Notebooks & the day after
When you throw a fresh dataset at a Python data scientist the first thing he or she will do is spin up a Jupyter notebook and dig in. Notebooks offer you the freedom to run and tweak a block of code until you’re happy with it, add some nicely formatted documentation with a plot and then move on to the next code block. In these first exciting days of a project, data will be cleaned and explored visually, pre-processing code will be written, features engineered, models selected and hyperparameters tuned.
After the buzz of this notebook frenzy where new things are learned and progress is made follows the comedown that is about as enjoyable as filing your taxes: Porting the code outside of the notebook for production, integrating it with whatever comes before and after in the pipeline. For an R data scientist, a similar struggle can take place when code lives in an R Markdown notebook.
Notebooks simply don’t integrate well into larger pipelines and therefore the longer you postpone the backport the more your technical debt grows. Therefore, the only notebook tracks that aren’t ephemeral, are documentation and reporting at the end of data pipelines.
With the maturation of the Databricks platform, this is about to change. Databricks allows you to take your notebook projects to a whole new level, and in this blogpost I’ll tell you how we did just that in one of our latest experiments.
From Python versus R to a combined toolkit
Over the past decade, both R and Python data science communities have flourished after high-quality open source tools filled a gap in a rapidly growing data-driven market. Unfortunately, because of a functional overlap in a few of the most popular libraries, such as Pandas and Dplyr, the sentiment has been cultivated that a struggle for dominance is going on between both languages. The creators of said packages, Wes McKinney and Hadley Wickham respectively, never believed that anything good could come from antagonizing both communities and have publicly spoken out against it.

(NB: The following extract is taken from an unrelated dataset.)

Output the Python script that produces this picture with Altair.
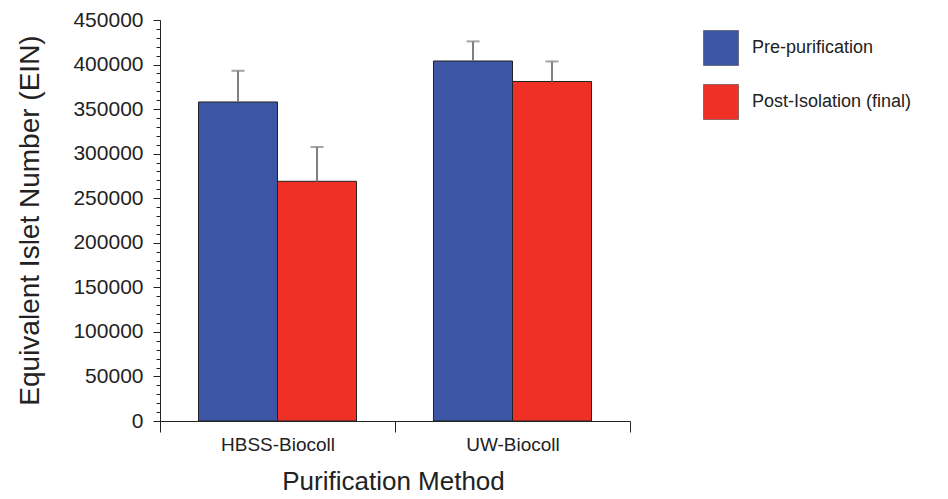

1) it frames it as a battle, which is not a good metaphor for programming language choice
— Hadley Wickham (@hadleywickham) April 6, 2017
Very disappointing. The future for R and Python (IMHO) is collaborating on shared performance computing libraries using C/C++/LLVM https://t.co/w3IWtaeGvI
— Wes McKinney (@wesmckinn) April 7, 2017
The Databricks platform seems one of the most promising early adopters of this changing mindset. Not only can you create both R and Python interactive notebooks, the execution language can be adjusted on a per cell basis by initializing them with %r or %python magic commands.
This is exactly what we did for one of our latest projects. Allowing us to select the best parts of both toolkits for different parts of the analysis. We ended up building a product recommendation engine and customer segmentation algorithm in Python and sales forecasts with auto-ARIMA plus ggplot2 graphics in R.
Since Databricks is a managed service within Azure, the setup was done in a matter of minutes. We added an Event grid listener to pick up datafile uploads on the blob storage and then executed an Azure function call to the Databricks API. This call included details on the type of cluster to use and which packages to load. The customer then received emails with the advice provided by our different analyses within the databricks notebook.
Databricks natively leverages Spark for big data crunching. While this is one of the strong suits of the platform we didn’t use this part of the stack for this project as the dataset was sufficiently small to load into memory.
Databricks allows data scientists to bring their analyses to the customer without venturing outside of their notebook comfort zone. The cross-language feature allows you to use the best of both R and Python worlds. We’re not planning to stop writing code outside of notebooks anytime soon but are definitely happy to have this trick up our sleeves.